13-409-cr
United States v. Lopez
UNITED STATES COURT OF APPEALS
FOR THE SECOND CIRCUIT
SUMMARY ORDER
RULINGS BY SUMMARY ORDER DO NOT HAVE PRECEDENTIAL EFFECT. CITATION TO
A SUMMARY ORDER FILED ON OR AFTER JANUARY 1, 2007 IS PERMITTED AND IS
GOVERNED BY FEDERAL RULE OF APPELLATE PROCEDURE 32.1 AND THIS COURT'S
LOCAL RULE 32.1.1. WHEN CITING A SUMMARY ORDER IN A DOCUMENT FILED
WITH THIS COURT, A PARTY MUST CITE EITHER THE FEDERAL APPENDIX OR AN
ELECTRONIC DATABASE (WITH THE NOTATION "SUMMARY ORDER").
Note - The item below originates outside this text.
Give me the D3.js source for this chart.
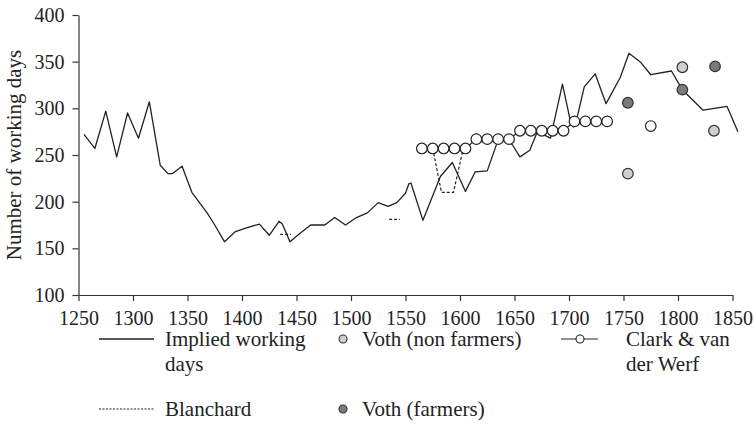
<!DOCTYPE html>
<html>
<head>
<meta charset="utf-8">
<script src="https://cdn.jsdelivr.net/npm/d3@7"></script>
<style>
  html, body { margin: 0; padding: 0; background: #fff; }
  svg { display: block; }
  text { font-family: "Liberation Serif", "DejaVu Serif", serif; fill: #222; }
</style>
</head>
<body>
<svg id="chart" width="754" height="435"></svg>
<script>
// ---- data ----
const xTicks = [1250, 1300, 1350, 1400, 1450, 1500, 1550, 1600, 1650, 1700, 1750, 1800, 1850];
const yTicks = [100, 150, 200, 250, 300, 350, 400];

const impliedYears = [1255,1265,1275,1285,1295,1305,1315,1325,1332,1336,1345,1354,1368,1375,1384,1394,1404,1416,1425,1434,1437,1444,1453,1463,1476,1485,1495,1505,1515,1525,1534,1542,1550,1553,1555,1566,1582,1593,1605,1614,1625,1634,1641,1648,1655,1664,1671,1683,1694,1701,1704,1708,1714,1724,1734,1747,1755,1766,1775,1794,1804,1823,1845,1855];
const impliedValues = [272,257,297,248,295,268,307,239,230,230,238,210,188,175,157,168,172,176,164,179,176,157,166,175,175,183,175,183,188,199,195,199,209,219,220,180,227,242,211,232,233,263,268,261,248,255,275,268,326,288,280,293,323,337,305,333,359,349,336,340,320,298,302,275];

const blanchardYears = [1435,1445,1490,1535,1545,1560,1575,1583,1594,1603];
const blanchardValues = [165,165,null,181,181,null,257,210,210,257];

const clarkYears = [1565,1575,1585,1595,1605,1615,1625,1635,1645,1655,1665,1675,1685,1695,1705,1715,1725,1735,1755,1775];
const clarkValues = [257,257,257,257,257,267,267,267,267,276,276,276,276,276,286,286,286,286,null,281];

const vothNonYears = [1754,1804,1833];
const vothNonValues = [230,344,276];
const vothFarmYears = [1754,1804,1834];
const vothFarmValues = [306,320,345];

const legendLabels = [["Implied working","days"],["Voth (non farmers)"],["Clark & van","der Werf"],["Blanchard"],["Voth (farmers)"]];

// ---- chart ----
const svg = d3.select("#chart");
const x = d3.scaleLinear().domain([1250, 1850]).range([78.5, 732.5]);
const y = d3.scaleLinear().domain([100, 400]).range([295, 15]);
const fs = 20, lfs = 21;

const xAxis = svg.append("g").attr("transform", "translate(0,295)")
  .call(d3.axisBottom(x).tickValues(xTicks).tickFormat(d3.format("d")).tickSize(6).tickSizeOuter(0));
const yAxis = svg.append("g").attr("transform", "translate(78.5,0)")
  .call(d3.axisLeft(y).tickValues(yTicks).tickSize(6).tickSizeOuter(0));
[xAxis, yAxis].forEach(g => {
  g.selectAll("path,line").attr("stroke", "#333").attr("stroke-width", 1.2);
  g.selectAll("text").style("font-family", '"Liberation Serif", serif').style("font-size", fs + "px").attr("fill", "#222");
});
xAxis.selectAll("text").attr("dy", "1.05em");
yAxis.selectAll("text").attr("x", -14);

svg.append("text")
  .attr("transform", "translate(21,155) rotate(-90)")
  .attr("text-anchor", "middle")
  .style("font-size", "21px")
  .text("Number of working days");

const ink = "#222";

// implied line
const impl = impliedYears.map((d, i) => [d, impliedValues[i]]);
svg.append("path").datum(impl)
  .attr("fill", "none").attr("stroke", ink).attr("stroke-width", 1.3).attr("stroke-linejoin", "round")
  .attr("d", d3.line().x(d => x(d[0])).y(d => y(d[1])));

// Blanchard dashed
const bl = blanchardYears.map((d, i) => [d, blanchardValues[i]]);
svg.append("path").datum(bl)
  .attr("fill", "none").attr("stroke", ink).attr("stroke-width", 1.2).attr("stroke-dasharray", "3,2")
  .attr("d", d3.line().defined(d => d[1] != null).x(d => x(d[0])).y(d => y(d[1])));

// Clark & van der Werf
const cl = clarkYears.map((d, i) => [d, clarkValues[i]]);
svg.append("path").datum(cl)
  .attr("fill", "none").attr("stroke", ink).attr("stroke-width", 1.2)
  .attr("d", d3.line().defined(d => d[1] != null).x(d => x(d[0])).y(d => y(d[1])));
svg.append("g").selectAll("circle").data(cl.filter(d => d[1] != null)).join("circle")
  .attr("cx", d => x(d[0])).attr("cy", d => y(d[1])).attr("r", 5.3)
  .attr("fill", "#fff").attr("stroke", ink).attr("stroke-width", 1.2);

// Voth
svg.append("g").selectAll("circle").data(vothNonYears.map((d, i) => [d, vothNonValues[i]])).join("circle")
  .attr("cx", d => x(d[0])).attr("cy", d => y(d[1])).attr("r", 5.3)
  .attr("fill", "#cfcfcf").attr("stroke", "#333").attr("stroke-width", 1.2);
svg.append("g").selectAll("circle").data(vothFarmYears.map((d, i) => [d, vothFarmValues[i]])).join("circle")
  .attr("cx", d => x(d[0])).attr("cy", d => y(d[1])).attr("r", 5.3)
  .attr("fill", "#7a7a7a").attr("stroke", "#333").attr("stroke-width", 1.2);

// ---- legend ----
const lg = svg.append("g");
const row1 = 339, row2 = 409, lineH = 25;
function addText(tx, ty, lines) {
  const t = lg.append("text").attr("x", tx).attr("y", ty).style("font-size", lfs + "px");
  lines.forEach((s, i) => t.append("tspan").attr("x", tx).attr("dy", i === 0 ? "0.35em" : lineH).text(s));
}
// implied
lg.append("line").attr("x1", 99).attr("x2", 154).attr("y1", row1).attr("y2", row1).attr("stroke", ink).attr("stroke-width", 1.3);
addText(165, row1, legendLabels[0]);
// voth non
lg.append("circle").attr("cx", 343).attr("cy", row1).attr("r", 4).attr("fill", "#cfcfcf").attr("stroke", "#333").attr("stroke-width", 1.1);
addText(362, row1, legendLabels[1]);
// clark
lg.append("line").attr("x1", 561).attr("x2", 598).attr("y1", row1).attr("y2", row1).attr("stroke", ink).attr("stroke-width", 1.2);
lg.append("circle").attr("cx", 580).attr("cy", row1).attr("r", 4).attr("fill", "#fff").attr("stroke", ink).attr("stroke-width", 1.1);
addText(626, row1, legendLabels[2]);
// blanchard
lg.append("line").attr("x1", 99).attr("x2", 154).attr("y1", row2).attr("y2", row2).attr("stroke", ink).attr("stroke-width", 1.1).attr("stroke-dasharray", "2,1.5");
addText(165, row2, legendLabels[3]);
// voth farm
lg.append("circle").attr("cx", 343).attr("cy", row2).attr("r", 4).attr("fill", "#7a7a7a").attr("stroke", "#333").attr("stroke-width", 1.1);
addText(362, row2, legendLabels[4]);
</script>
</body>
</html>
A PARTY
CITING TO A SUMMARY ORDER MUST SERVE A COPY OF IT ON ANY PARTY NOT
REPRESENTED BY COUNSEL.
At a stated term of the United States Court of Appeals
for the Second Circuit, held at the Thurgood Marshall United
States Courthouse, 40 Foley Square, in the City of New York, on
the 13th day of January, two thousand fourteen.
PRESENT: DENNY CHIN,
SUSAN L. CARNEY,
CHRISTOPHER F. DRONEY,
Circuit Judges.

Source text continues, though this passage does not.